He reviews the documents he’s brought with him, comparing them to Tolemne’s writing. Something is off about their measurements. Just as he’s figuring it out, the camp is attacked by giant lizards. No one dies, but their food is half eaten. When Mull confesses that he saw a footprint, everyone is furious. They take a vote to leave or continue on. The vote is narrowly in favor of continuing.
The second aerocline layer is longer than Mull expected. His cave expert starts to act strange and then murders another of the crew. Her filters have failed. They are eventually able to subdue her, but this means their filters are all failing. Mull has spares, but there aren’t enough for everyone.
An argument ensues about whether they should continue or turn back. They continue on, but encounter a third aerocline. There shouldn’t be a third aerocline. Everything says there are only two. They sleep before venturing forth, and Mull awakens to find himself alone with his right-hand man and Imeah, his gear ransacked.
He insists on pushing on. This is the farthest anyone has been. They have to know. They have to see.
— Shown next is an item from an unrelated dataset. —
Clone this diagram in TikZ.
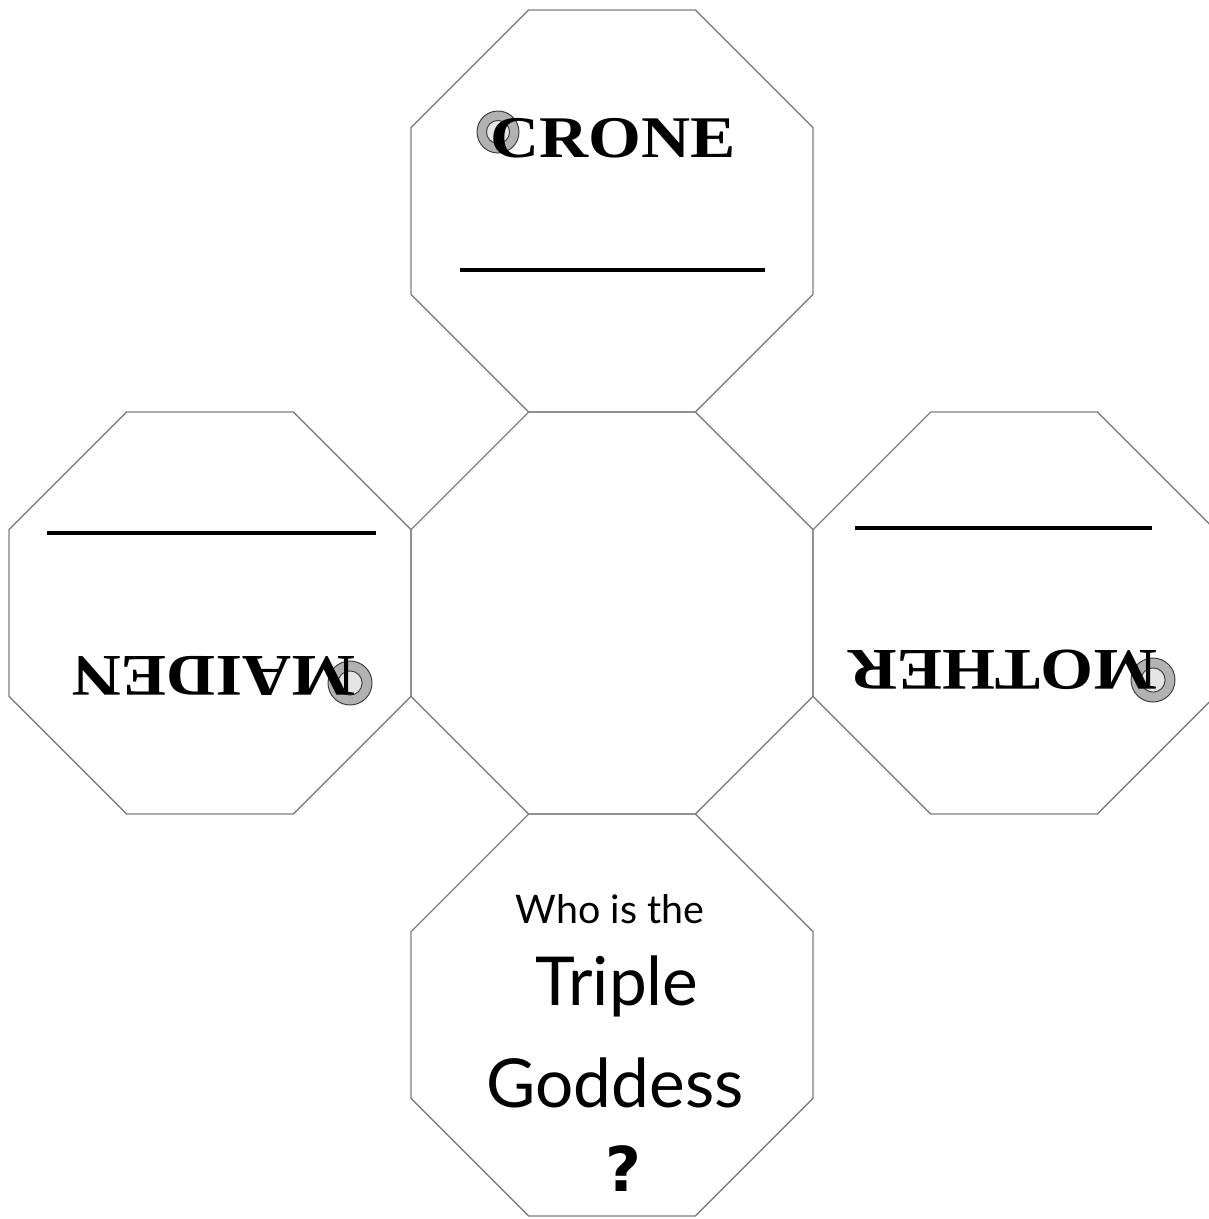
\documentclass[tikz,border=0pt]{standalone}
\usepackage{fontspec}
\newfontfamily\capsfont{Liberation Serif}
\newfontfamily\handfont{Lato}
\newfontfamily\markfont{DejaVu Sans}
\usetikzlibrary{shapes.geometric}

\begin{document}
\begin{tikzpicture}[x=0.025cm, y=-0.025cm]
\tikzset{face/.style={regular polygon, regular polygon sides=8, minimum size=10.88cm,
    inner sep=0pt, draw=black!50, line width=0.9pt}}
\tikzset{title/.style={font=\capsfont\bfseries\fontsize{42}{44}\selectfont, xscale=1.15, inner sep=0pt}}
\tikzset{ornament/.style={draw=black!75, fill=black!30, line width=0.7pt}}
\useasboundingbox (0,0) rectangle (1209,1219);
\fill[white] (0,0) rectangle (1209,1219);
% the five faces
\node[face] (crone)   at (612,211)  {};
\node[face] (hub)     at (612,613)  {};
\node[face] (maiden)  at (210,613)  {};
\node[face] (mother)  at (1014,613) {};
\node[face] (goddess) at (612,1015) {};
% writing lines
\draw[line width=2.2pt] (460,270) -- (765,270);
\draw[line width=2.2pt] (47,533) -- (376,533);
\draw[line width=2.2pt] (855,528) -- (1152,528);
% ornamented initials
\foreach \x/\y/\r in {498/132/21, 350/683/22, 1153/680/22} {
  \draw[ornament] (\x,\y) circle (\r);
  \draw[ornament, fill=black!10] (\x,\y) circle (\r*0.55);
}
\node[title] (crone title)  at (613,138) {CRONE};
\node[title, rotate=180] (maiden title) at (214,676) {MAIDEN};
\node[title, rotate=180] (mother title) at (1003,670) {MOTHER};
% the question
\begin{scope}[every node/.style={font=\handfont, anchor=base, inner sep=0pt}]
  \node (who)    at (610,923)  {\fontsize{28}{30}\selectfont Who is the};
  \node (triple) at (617,1005) {\fontsize{48}{50}\selectfont Triple};
  \node (name)   at (615,1107) {\fontsize{48}{50}\selectfont Goddess};
  \node (ask)    at (623,1191) {\markfont\bfseries\fontsize{44}{46}\selectfont ?};
\end{scope}
\end{tikzpicture}
\end{document}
They pass into the third aerocline and their filters immediately begin to fail. Mull and his friend get into a fight. Imeah helps him to kill his friend.
Now it’s just him and Imeah. Delirious, they find one last encampment, but this one looks like it’s incoming rather than outgoing. History says Tolemne died in the realm of the gods. Mull wants to continue, but Imeah convinces him to return to the surface or no one will know what they’ve discovered. And Imeah? She can think of worse ways to die than trying to make it to the realm of the gods. He’s given her the beautiful chance to see something new.
Mull finally lets her determine her own fate, and makes his way toward the surface.
Sheuan
Sheuan, Mull’s cousin, is in his workshop, wreaking mischief. She’s upping the price on some of his items so she can pocket the difference. While entertaining a guest, she stumbles upon the prototypes of Mull’s filters. She vaguely grasps the implications, but she’s late to the Sovereign’s party… which she hasn’t been invited to.
At the party, she searches for evidence that her father was framed for embezzlement. After maneuvering her way past multiple checkpoints, she is confronted by the Sovereign himself while she’s going through his study.
He’s impressed that she made it this far. She demands to know whether her father, the former trade minister, was framed, but the Sovereign says that doesn’t matter. Her father was executed. Information, even proof, is malleable. No one actually wishes to challenge the Sovereign’s rule.
He makes her an offer – would she like to redeem her family name? If she finds out why restored realms cut off trade and communication and stops it, he will give her the trade minister position. If she fails, he will dissolve her clan. He does not offer her any resources. Of course not.
Sheuan’s mother pressures her into taking the Sovereign’s offer. Sheuan must figure out a way to get past the barrier and go to Kashan.
With Mull’s filter, she’s able to make it through. But she’s lost the Sovereign’s seal, and the godkillers at the border turn her away. Desperate, she remembers Kluehnn’s precepts and invokes the right of sanctuary. They have to assign her an advocate. She is assigned Rasha. She begins her research by traveling to see the Kashani Queen, a trip during which Sheuan and Rasha become intimate.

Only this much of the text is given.